- **RECORDS TO PROCESS**:
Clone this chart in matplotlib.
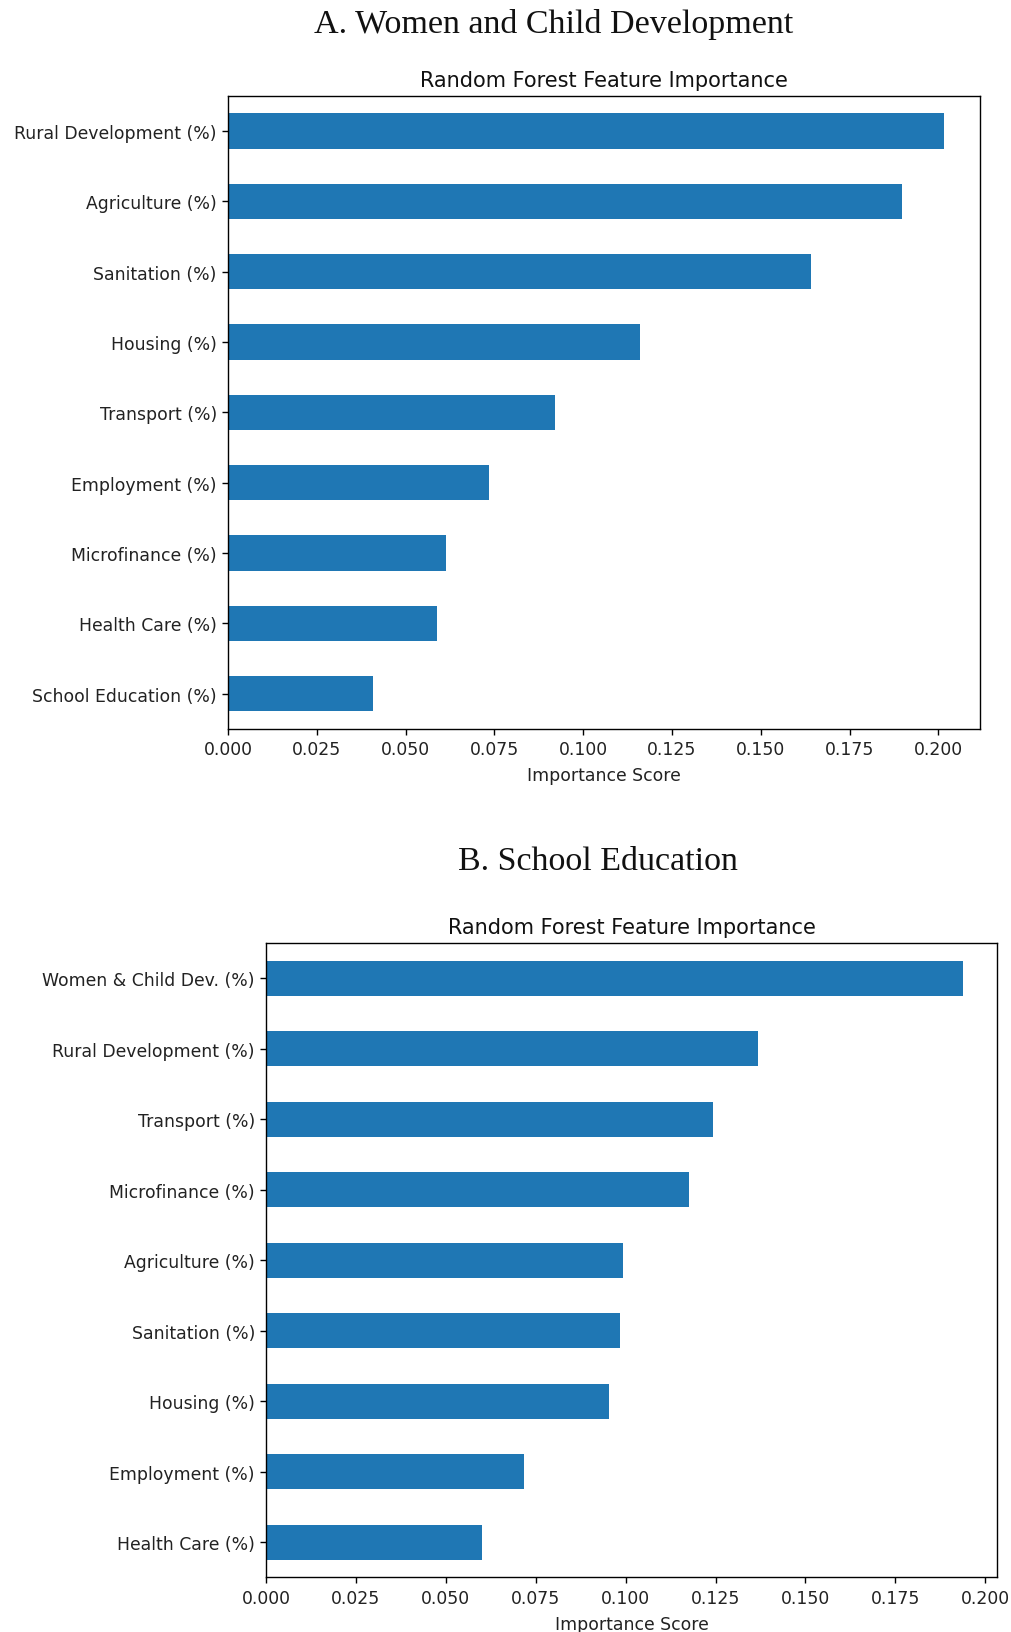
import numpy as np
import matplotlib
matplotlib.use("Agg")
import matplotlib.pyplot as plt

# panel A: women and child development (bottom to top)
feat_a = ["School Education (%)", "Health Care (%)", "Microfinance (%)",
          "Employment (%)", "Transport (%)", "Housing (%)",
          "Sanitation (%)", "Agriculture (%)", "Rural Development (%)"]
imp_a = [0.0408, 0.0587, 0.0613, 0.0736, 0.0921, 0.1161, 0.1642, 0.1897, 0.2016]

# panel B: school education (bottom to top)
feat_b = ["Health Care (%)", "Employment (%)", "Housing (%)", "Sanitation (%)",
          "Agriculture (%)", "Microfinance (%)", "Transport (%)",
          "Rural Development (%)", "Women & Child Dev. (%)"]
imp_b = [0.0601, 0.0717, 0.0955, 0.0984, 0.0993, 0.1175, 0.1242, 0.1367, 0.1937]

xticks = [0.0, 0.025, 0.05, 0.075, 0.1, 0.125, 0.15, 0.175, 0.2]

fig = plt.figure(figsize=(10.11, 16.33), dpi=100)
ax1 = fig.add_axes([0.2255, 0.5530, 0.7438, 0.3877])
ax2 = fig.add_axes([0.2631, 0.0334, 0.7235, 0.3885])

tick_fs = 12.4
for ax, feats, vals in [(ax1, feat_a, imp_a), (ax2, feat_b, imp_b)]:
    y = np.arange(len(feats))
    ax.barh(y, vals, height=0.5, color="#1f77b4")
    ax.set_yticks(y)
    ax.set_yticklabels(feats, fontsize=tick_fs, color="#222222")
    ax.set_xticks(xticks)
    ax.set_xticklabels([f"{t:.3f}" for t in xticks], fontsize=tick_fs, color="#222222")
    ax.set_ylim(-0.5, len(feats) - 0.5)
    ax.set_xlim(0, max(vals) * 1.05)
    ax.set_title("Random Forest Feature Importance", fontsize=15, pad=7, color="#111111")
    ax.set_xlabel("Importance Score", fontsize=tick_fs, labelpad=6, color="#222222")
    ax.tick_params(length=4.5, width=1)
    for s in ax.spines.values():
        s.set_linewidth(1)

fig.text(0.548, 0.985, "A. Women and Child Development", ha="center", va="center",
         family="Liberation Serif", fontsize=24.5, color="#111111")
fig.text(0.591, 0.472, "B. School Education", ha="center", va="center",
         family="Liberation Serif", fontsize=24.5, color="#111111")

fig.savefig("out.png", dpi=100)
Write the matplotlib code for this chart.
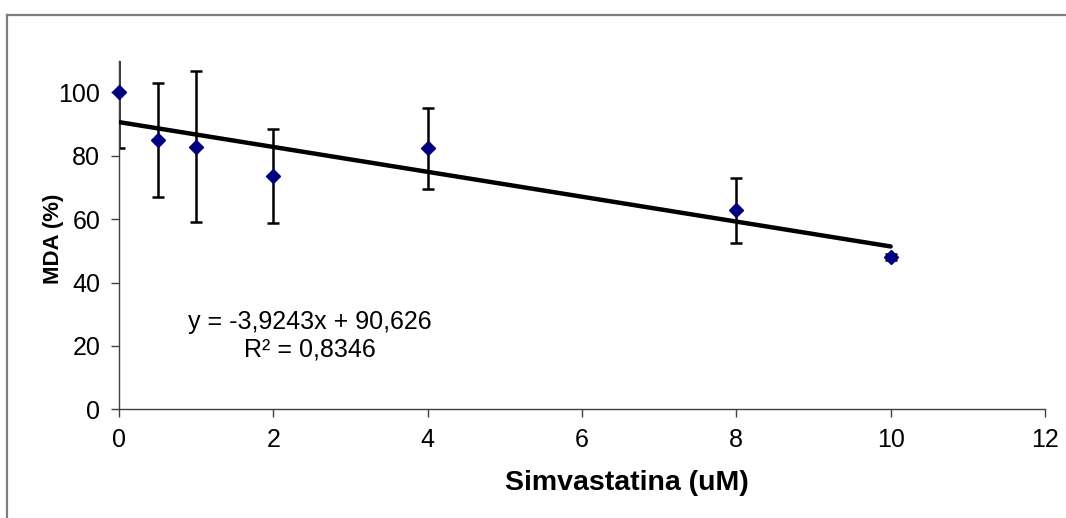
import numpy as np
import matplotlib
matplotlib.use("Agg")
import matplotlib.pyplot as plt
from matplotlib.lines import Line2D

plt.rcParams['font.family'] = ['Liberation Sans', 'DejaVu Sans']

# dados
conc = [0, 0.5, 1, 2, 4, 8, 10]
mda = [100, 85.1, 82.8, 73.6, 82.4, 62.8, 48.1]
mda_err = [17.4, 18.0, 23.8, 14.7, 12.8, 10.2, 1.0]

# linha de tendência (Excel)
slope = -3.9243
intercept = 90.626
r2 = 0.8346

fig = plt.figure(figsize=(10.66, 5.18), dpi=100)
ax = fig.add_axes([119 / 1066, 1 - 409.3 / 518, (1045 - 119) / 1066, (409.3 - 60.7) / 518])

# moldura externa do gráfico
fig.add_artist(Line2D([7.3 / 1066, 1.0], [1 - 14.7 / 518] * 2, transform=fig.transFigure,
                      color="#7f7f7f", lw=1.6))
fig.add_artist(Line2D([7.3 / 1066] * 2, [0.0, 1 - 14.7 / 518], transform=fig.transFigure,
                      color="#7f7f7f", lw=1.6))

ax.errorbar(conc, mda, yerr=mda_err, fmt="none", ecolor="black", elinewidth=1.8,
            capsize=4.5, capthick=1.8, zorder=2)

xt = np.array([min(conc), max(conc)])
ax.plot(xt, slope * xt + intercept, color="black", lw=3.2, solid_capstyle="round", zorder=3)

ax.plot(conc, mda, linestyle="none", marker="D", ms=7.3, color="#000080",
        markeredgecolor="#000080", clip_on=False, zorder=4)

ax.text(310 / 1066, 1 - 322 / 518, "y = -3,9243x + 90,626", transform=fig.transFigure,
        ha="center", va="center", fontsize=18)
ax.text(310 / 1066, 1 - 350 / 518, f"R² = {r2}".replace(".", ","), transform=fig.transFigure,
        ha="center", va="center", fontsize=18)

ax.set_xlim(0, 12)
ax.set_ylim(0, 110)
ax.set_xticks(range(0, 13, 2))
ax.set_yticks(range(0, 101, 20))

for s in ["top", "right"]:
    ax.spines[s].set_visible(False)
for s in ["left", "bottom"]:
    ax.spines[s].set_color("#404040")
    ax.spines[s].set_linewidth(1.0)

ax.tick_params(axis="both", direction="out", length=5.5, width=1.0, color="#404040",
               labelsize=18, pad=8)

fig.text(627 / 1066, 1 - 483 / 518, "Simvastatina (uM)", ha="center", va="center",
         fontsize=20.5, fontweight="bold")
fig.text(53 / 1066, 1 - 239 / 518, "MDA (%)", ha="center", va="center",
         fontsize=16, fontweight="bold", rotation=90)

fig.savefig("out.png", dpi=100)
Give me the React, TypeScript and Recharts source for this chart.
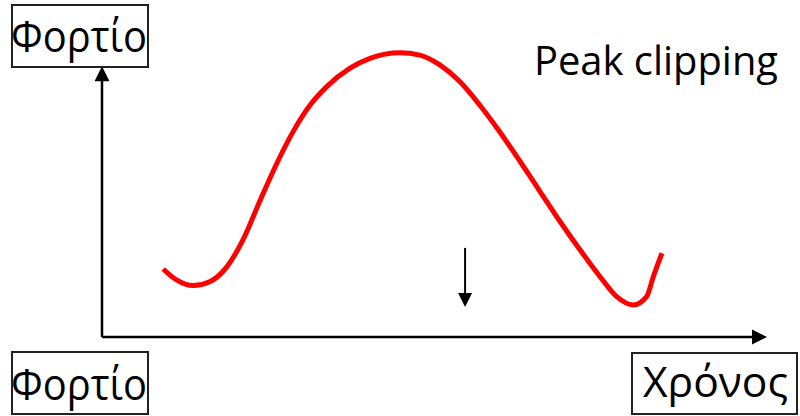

- **GIVEN TASK**: Your task is to repeat the opening line of the entries above and each line after it, ending with the line that has "plt.rcParams['font.family'] = ['Liberation". Do not include the pictures.

- **FULL RESPONSE**:
Clone this chart in matplotlib.
import numpy as np
import matplotlib
matplotlib.use("Agg")
import matplotlib.pyplot as plt

# panel A: women and child development (bottom to top)
feat_a = ["School Education (%)", "Health Care (%)", "Microfinance (%)",
          "Employment (%)", "Transport (%)", "Housing (%)",
          "Sanitation (%)", "Agriculture (%)", "Rural Development (%)"]
imp_a = [0.0408, 0.0587, 0.0613, 0.0736, 0.0921, 0.1161, 0.1642, 0.1897, 0.2016]

# panel B: school education (bottom to top)
feat_b = ["Health Care (%)", "Employment (%)", "Housing (%)", "Sanitation (%)",
          "Agriculture (%)", "Microfinance (%)", "Transport (%)",
          "Rural Development (%)", "Women & Child Dev. (%)"]
imp_b = [0.0601, 0.0717, 0.0955, 0.0984, 0.0993, 0.1175, 0.1242, 0.1367, 0.1937]

xticks = [0.0, 0.025, 0.05, 0.075, 0.1, 0.125, 0.15, 0.175, 0.2]

fig = plt.figure(figsize=(10.11, 16.33), dpi=100)
ax1 = fig.add_axes([0.2255, 0.5530, 0.7438, 0.3877])
ax2 = fig.add_axes([0.2631, 0.0334, 0.7235, 0.3885])

tick_fs = 12.4
for ax, feats, vals in [(ax1, feat_a, imp_a), (ax2, feat_b, imp_b)]:
    y = np.arange(len(feats))
    ax.barh(y, vals, height=0.5, color="#1f77b4")
    ax.set_yticks(y)
    ax.set_yticklabels(feats, fontsize=tick_fs, color="#222222")
    ax.set_xticks(xticks)
    ax.set_xticklabels([f"{t:.3f}" for t in xticks], fontsize=tick_fs, color="#222222")
    ax.set_ylim(-0.5, len(feats) - 0.5)
    ax.set_xlim(0, max(vals) * 1.05)
    ax.set_title("Random Forest Feature Importance", fontsize=15, pad=7, color="#111111")
    ax.set_xlabel("Importance Score", fontsize=tick_fs, labelpad=6, color="#222222")
    ax.tick_params(length=4.5, width=1)
    for s in ax.spines.values():
        s.set_linewidth(1)

fig.text(0.548, 0.985, "A. Women and Child Development", ha="center", va="center",
         family="Liberation Serif", fontsize=24.5, color="#111111")
fig.text(0.591, 0.472, "B. School Education", ha="center", va="center",
         family="Liberation Serif", fontsize=24.5, color="#111111")

fig.savefig("out.png", dpi=100)
Write the matplotlib code for this chart.
import numpy as np
import matplotlib
matplotlib.use("Agg")
import matplotlib.pyplot as plt
from matplotlib.lines import Line2D

plt.rcParams['font.family'] = ['Liberation Sans', 'DejaVu Sans']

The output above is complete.